Computer Science > Computer Vision and Pattern Recognition

Title: Diffusion-Guided Semantic Consistency for Multimodal Heterogeneity

Federated learning (FL) is severely challenged by non-independent and identically distributed (non-IID) client data, a problem that degrades global model performance, especially in multimodal perception settings. Conventional methods often fail to address the underlying semantic discrepancies between clients, leading to suboptimal performance for multimedia systems requiring robust perception. To overcome this, we introduce SemanticFL, a novel framework that leverages the rich semantic representations of pre-trained diffusion models to provide privacy-preserving guidance for local training.
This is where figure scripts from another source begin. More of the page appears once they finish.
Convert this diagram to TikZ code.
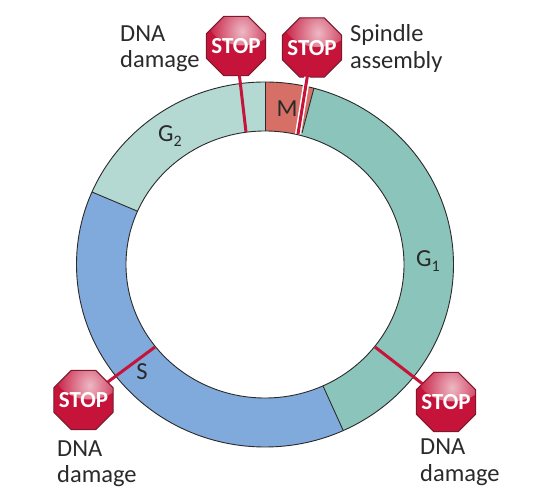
\documentclass[tikz,border=0pt]{standalone}
\usepackage{fontspec}
\setmainfont{Carlito}
\usetikzlibrary{shapes.geometric}
\definecolor{stopred}{HTML}{C5133A}
\definecolor{stopedge}{HTML}{7A1A2C}
\definecolor{gone}{HTML}{8BC4BA}
\definecolor{gtwo}{HTML}{B3D9D2}
\definecolor{sphase}{HTML}{80A9DC}
\definecolor{mphase}{HTML}{D66F65}
\definecolor{inkc}{HTML}{2A2A2A}
\tikzset{
  stopsign/.style={regular polygon,regular polygon sides=8,minimum size=64pt,inner sep=0pt,outer sep=0pt,
    draw=stopedge,line width=1pt,fill=stopred,
    path picture={
      \shade[inner color=stopred!30!white,outer color=stopred]
        ([xshift=6pt]path picture bounding box.north) ellipse [x radius=36pt,y radius=29pt];
    }},
  stopword/.style={text=white,inner sep=0pt,font=\fontsize{23}{23}\selectfont\bfseries,anchor=base},
  redline/.style={draw=stopred,line width=3pt},
  halo/.style={draw=white,line width=6pt},
  label/.style={font=\fontsize{24.5}{24.5}\selectfont,text=inkc,anchor=base west,inner sep=0pt},
  phase/.style={font=\fontsize{24.5}{24.5}\selectfont,text=inkc,inner sep=0pt},
  rim/.style={draw=inkc,line width=0.9pt}
}
\newcommand{\subs}[1]{\raisebox{-5pt}{\fontsize{16}{16}\selectfont #1}}
\begin{document}
\begin{tikzpicture}[x=1pt,y=-1pt]
\useasboundingbox (0,0) rectangle (542,502);
\coordinate (c) at (265,264.5);
% ring sectors
\begin{scope}
  \clip (c) ellipse [x radius=188.5pt,y radius=182.5pt];
  \fill[mphase] (c) -- (265,-300) -- (412,-265) -- cycle;
  \fill[gone] (c) -- (412,-265) -- (1000,-265) -- (1000,1000) -- (499,761) -- cycle;
  \fill[sphase] (c) -- (499,761) -- (-300,1000) -- (-300,47) -- (-254,47) -- cycle;
  \fill[gtwo] (c) -- (-254,47) -- (-254,-300) -- (265,-300) -- cycle;
\end{scope}
\fill[white] (c) ellipse [x radius=139pt,y radius=133.5pt];
\draw[rim] (265,82) -- (265,131);
\draw[rim] (92,192) -- (137,211);
\draw[rim] (343,430) -- (323,386);
\draw[rim] (314,88) -- (302,133);
\draw[rim] (c) ellipse [x radius=188.5pt,y radius=182.5pt];
\draw[rim] (c) ellipse [x radius=139pt,y radius=133.5pt];
% stop signs
\coordinate (ca) at (236,46);
\coordinate (cb) at (312,47.5);
\coordinate (cc) at (83.5,400);
\coordinate (cd) at (446,402);
\node[stopsign] (stopa) at (ca) {};
\node[stopsign] (stopb) at (cb) {};
\node[stopsign] (stopc) at (cc) {};
\node[stopsign] (stopd) at (cd) {};
\node[stopword] (wa) at ([yshift=-8pt]ca) {STOP};
\node[stopword] (wb) at ([yshift=-8pt]cb) {STOP};
\node[stopword] (wc) at ([yshift=-8pt]cc) {STOP};
\node[stopword] (wd) at ([yshift=-8pt]cd) {STOP};
\coordinate (enda) at (246,132);
\coordinate (endb) at (298,134);
\coordinate (endc) at (155,347);
\coordinate (endd) at (375,347);
\draw[redline] (stopa) -- (enda);
\draw[halo] (stopb) -- (endb);
\draw[redline] (stopb) -- (endb);
\draw[redline] (stopc) -- (endc);
\draw[redline] (stopd) -- (endd);
% labels
\node[phase] (m) at (287,109) {M};
\node[phase] (s) at (142,372) {S};
\node[label] (gtwolabel) at (158,142) {G\subs{2}};
\node[label] (gonelabel) at (416,267) {G\subs{1}};
\node[label] (ta1) at (120,42) {DNA};
\node[label] (ta2) at (120,68) {damage};
\node[label] (tb1) at (350,42) {Spindle};
\node[label] (tb2) at (350,69) {assembly};
\node[label] (tc1) at (57,457) {DNA};
\node[label] (tc2) at (57,483) {damage};
\node[label] (td1) at (420,455) {DNA};
\node[label] (td2) at (420,482) {damage};
\end{tikzpicture}
\end{document}
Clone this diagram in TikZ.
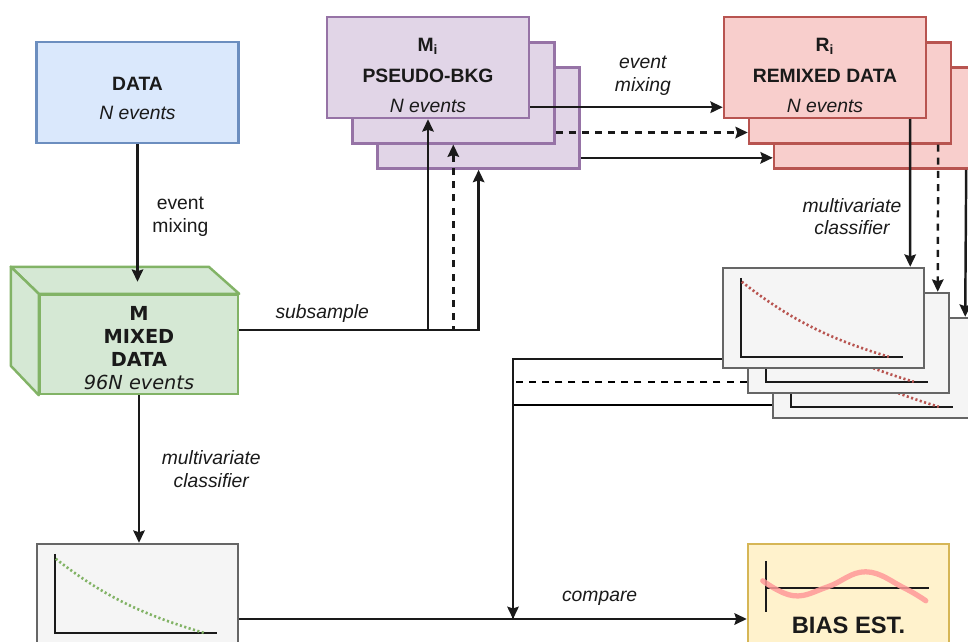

Our approach leverages multi-layer semantic representations from a pre-trained Stable Diffusion model (including VAE-encoded latents and U-Net hierarchical features) to create a shared latent space that aligns heterogeneous clients, facilitated by an efficient client-server architecture that offloads heavy computation to the server. A unified consistency mechanism, employing cross-modal contrastive learning, further stabilizes convergence. We conduct extensive experiments on benchmarks including CIFAR-10, CIFAR-100, and TinyImageNet under diverse heterogeneity scenarios. Our results demonstrate that SemanticFL surpasses existing federated learning approaches, achieving accuracy gains of up to 5.49% over FedAvg, validating its effectiveness in learning robust representation for heterogeneous and multimodal data for perception tasks.